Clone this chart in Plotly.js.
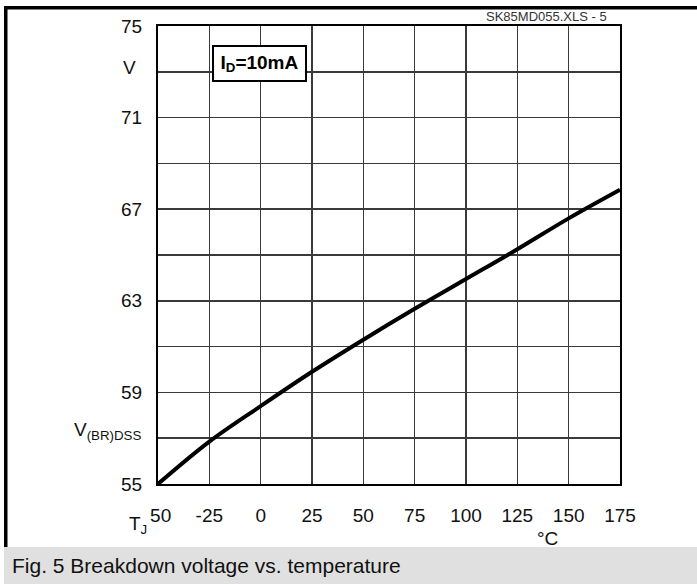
<!DOCTYPE html>
<html>
<head>
<meta charset="utf-8">
<script src="https://cdn.plot.ly/plotly-3.0.1.min.js"></script>
<style>html,body{margin:0;padding:0;background:#fff;}#chart{width:697px;height:584px;}</style>
</head>
<body>
<div id="chart"></div>
<script>
// Data
const temperature = [-50, -25, 0, 25, 50, 75, 100, 125, 150, 175];
const breakdownVoltage = [55.0, 56.85, 58.4, 59.9, 61.3, 62.65, 63.95, 65.25, 66.6, 67.85];

const xTickVals = [-50, -25, 0, 25, 50, 75, 100, 125, 150, 175];
const xTickText = ["\u00a050", "-25", "0", "25", "50", "75", "100", "125", "150", "175"];
const yTickVals = [55, 57, 59, 61, 63, 65, 67, 69, 71, 73, 75];
const yTickText = ["55", "", "59", "", "63", "", "67", "", "71", "", "75"];

// Layout geometry (pixels)
const W = 697, H = 584;
const L = 158, R = 620, T = 26, B = 484;
const px = x => (x - L) / (R - L);
const py = y => (B - y) / (B - T);

const FONT = "Liberation Sans, Arial, Helvetica, sans-serif";

const trace = {
  x: temperature,
  y: breakdownVoltage,
  type: "scatter",
  mode: "lines",
  line: {color: "#000", width: 4, shape: "spline", smoothing: 1},
  hoverinfo: "skip",
  cliponaxis: true
};

const layout = {
  width: W, height: H,
  margin: {l: L, r: W - R, t: T, b: H - B, pad: 0},
  paper_bgcolor: "#fff",
  plot_bgcolor: "#fff",
  showlegend: false,
  font: {family: FONT, size: 19, color: "#111"},
  xaxis: {
    range: [-50, 175],
    tickmode: "array", tickvals: xTickVals, ticktext: xTickText,
    showgrid: true, gridcolor: "#3a3a3a", gridwidth: 1.5,
    zeroline: false,
    showline: true, linecolor: "#000", linewidth: 2, mirror: true,
    ticks: "outside", ticklen: 13, tickcolor: "rgba(0,0,0,0)",
    tickfont: {family: FONT, size: 19, color: "#111"},
    fixedrange: true
  },
  yaxis: {
    range: [55, 75],
    tickmode: "array", tickvals: yTickVals, ticktext: yTickText,
    showgrid: true, gridcolor: "#3a3a3a", gridwidth: 1.5,
    zeroline: false,
    showline: true, linecolor: "#000", linewidth: 2, mirror: true,
    ticks: "outside", ticklen: 10, tickcolor: "rgba(0,0,0,0)",
    tickfont: {family: FONT, size: 19, color: "#111"},
    fixedrange: true
  },
  shapes: [
    // footer band
    {type: "rect", xref: "paper", yref: "paper", x0: px(4), x1: px(697), y0: py(547), y1: py(584),
     fillcolor: "#e0e0e0", line: {width: 0}, layer: "below"},
    // left frame bar
    {type: "rect", xref: "paper", yref: "paper", x0: px(4), x1: px(7.5), y0: py(6), y1: py(547),
     fillcolor: "#000", line: {width: 0}},
    // top frame bar
    {type: "rect", xref: "paper", yref: "paper", x0: px(4), x1: px(697), y0: py(6), y1: py(9.5),
     fillcolor: "#000", line: {width: 0}}
  ],
  annotations: [
    {xref: "paper", yref: "paper", x: px(259.5), y: py(64), xanchor: "center", yanchor: "middle",
     text: "<b>I<sub>D</sub>=10mA</b>", showarrow: false,
     font: {family: FONT, size: 19, color: "#000"},
     bgcolor: "#fff", bordercolor: "#000", borderwidth: 2, borderpad: 1,
     width: 89, height: 31, align: "center"},
    {xref: "paper", yref: "paper", x: px(121), y: py(67.5), xanchor: "left", yanchor: "middle",
     text: "V", showarrow: false, font: {family: FONT, size: 19, color: "#111"}},
    {xref: "paper", yref: "paper", x: px(143), y: py(431), xanchor: "right", yanchor: "middle",
     text: "V<sub>(BR)DSS</sub>", showarrow: false, font: {family: FONT, size: 19, color: "#111"}},
    {xref: "paper", yref: "paper", x: px(127), y: py(525), xanchor: "left", yanchor: "middle",
     text: "T<sub>J</sub>", showarrow: false, font: {family: FONT, size: 19, color: "#111"}},
    {xref: "paper", yref: "paper", x: px(547), y: py(538), xanchor: "center", yanchor: "middle",
     text: "°C", showarrow: false, font: {family: FONT, size: 19, color: "#111"}},
    {xref: "paper", yref: "paper", x: px(609), y: py(16), xanchor: "right", yanchor: "middle",
     text: "SK85MD055.XLS - 5", showarrow: false, font: {family: FONT, size: 13, color: "#333"}},
    {xref: "paper", yref: "paper", x: px(10), y: py(565), xanchor: "left", yanchor: "middle",
     text: "Fig. 5 Breakdown voltage vs. temperature", showarrow: false,
     font: {family: FONT, size: 21, color: "#111"}}
  ]
};

Plotly.newPlot("chart", [trace], layout, {displayModeBar: false, staticPlot: true});
</script>
</body>
</html>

* WHAT TO DO
Copy the listing over exactly, skipping the pictures it holds.

* CORRECT OUTPUT
Clone this chart in Plotly.js.
<!DOCTYPE html>
<html>
<head>
<meta charset="utf-8">
<script src="https://cdn.plot.ly/plotly-3.0.1.min.js"></script>
<style>html,body{margin:0;padding:0;background:#fff;}#chart{width:697px;height:584px;}</style>
</head>
<body>
<div id="chart"></div>
<script>
// Data
const temperature = [-50, -25, 0, 25, 50, 75, 100, 125, 150, 175];
const breakdownVoltage = [55.0, 56.85, 58.4, 59.9, 61.3, 62.65, 63.95, 65.25, 66.6, 67.85];

const xTickVals = [-50, -25, 0, 25, 50, 75, 100, 125, 150, 175];
const xTickText = ["\u00a050", "-25", "0", "25", "50", "75", "100", "125", "150", "175"];
const yTickVals = [55, 57, 59, 61, 63, 65, 67, 69, 71, 73, 75];
const yTickText = ["55", "", "59", "", "63", "", "67", "", "71", "", "75"];

// Layout geometry (pixels)
const W = 697, H = 584;
const L = 158, R = 620, T = 26, B = 484;
const px = x => (x - L) / (R - L);
const py = y => (B - y) / (B - T);

const FONT = "Liberation Sans, Arial, Helvetica, sans-serif";

const trace = {
  x: temperature,
  y: breakdownVoltage,
  type: "scatter",
  mode: "lines",
  line: {color: "#000", width: 4, shape: "spline", smoothing: 1},
  hoverinfo: "skip",
  cliponaxis: true
};

const layout = {
  width: W, height: H,
  margin: {l: L, r: W - R, t: T, b: H - B, pad: 0},
  paper_bgcolor: "#fff",
  plot_bgcolor: "#fff",
  showlegend: false,
  font: {family: FONT, size: 19, color: "#111"},
  xaxis: {
    range: [-50, 175],
    tickmode: "array", tickvals: xTickVals, ticktext: xTickText,
    showgrid: true, gridcolor: "#3a3a3a", gridwidth: 1.5,
    zeroline: false,
    showline: true, linecolor: "#000", linewidth: 2, mirror: true,
    ticks: "outside", ticklen: 13, tickcolor: "rgba(0,0,0,0)",
    tickfont: {family: FONT, size: 19, color: "#111"},
    fixedrange: true
  },
  yaxis: {
    range: [55, 75],
    tickmode: "array", tickvals: yTickVals, ticktext: yTickText,
    showgrid: true, gridcolor: "#3a3a3a", gridwidth: 1.5,
    zeroline: false,
    showline: true, linecolor: "#000", linewidth: 2, mirror: true,
    ticks: "outside", ticklen: 10, tickcolor: "rgba(0,0,0,0)",
    tickfont: {family: FONT, size: 19, color: "#111"},
    fixedrange: true
  },
  shapes: [
    // footer band
    {type: "rect", xref: "paper", yref: "paper", x0: px(4), x1: px(697), y0: py(547), y1: py(584),
     fillcolor: "#e0e0e0", line: {width: 0}, layer: "below"},
    // left frame bar
    {type: "rect", xref: "paper", yref: "paper", x0: px(4), x1: px(7.5), y0: py(6), y1: py(547),
     fillcolor: "#000", line: {width: 0}},
    // top frame bar
    {type: "rect", xref: "paper", yref: "paper", x0: px(4), x1: px(697), y0: py(6), y1: py(9.5),
     fillcolor: "#000", line: {width: 0}}
  ],
  annotations: [
    {xref: "paper", yref: "paper", x: px(259.5), y: py(64), xanchor: "center", yanchor: "middle",
     text: "<b>I<sub>D</sub>=10mA</b>", showarrow: false,
     font: {family: FONT, size: 19, color: "#000"},
     bgcolor: "#fff", bordercolor: "#000", borderwidth: 2, borderpad: 1,
     width: 89, height: 31, align: "center"},
    {xref: "paper", yref: "paper", x: px(121), y: py(67.5), xanchor: "left", yanchor: "middle",
     text: "V", showarrow: false, font: {family: FONT, size: 19, color: "#111"}},
    {xref: "paper", yref: "paper", x: px(143), y: py(431), xanchor: "right", yanchor: "middle",
     text: "V<sub>(BR)DSS</sub>", showarrow: false, font: {family: FONT, size: 19, color: "#111"}},
    {xref: "paper", yref: "paper", x: px(127), y: py(525), xanchor: "left", yanchor: "middle",
     text: "T<sub>J</sub>", showarrow: false, font: {family: FONT, size: 19, color: "#111"}},
    {xref: "paper", yref: "paper", x: px(547), y: py(538), xanchor: "center", yanchor: "middle",
     text: "°C", showarrow: false, font: {family: FONT, size: 19, color: "#111"}},
    {xref: "paper", yref: "paper", x: px(609), y: py(16), xanchor: "right", yanchor: "middle",
     text: "SK85MD055.XLS - 5", showarrow: false, font: {family: FONT, size: 13, color: "#333"}},
    {xref: "paper", yref: "paper", x: px(10), y: py(565), xanchor: "left", yanchor: "middle",
     text: "Fig. 5 Breakdown voltage vs. temperature", showarrow: false,
     font: {family: FONT, size: 21, color: "#111"}}
  ]
};

Plotly.newPlot("chart", [trace], layout, {displayModeBar: false, staticPlot: true});
</script>
</body>
</html>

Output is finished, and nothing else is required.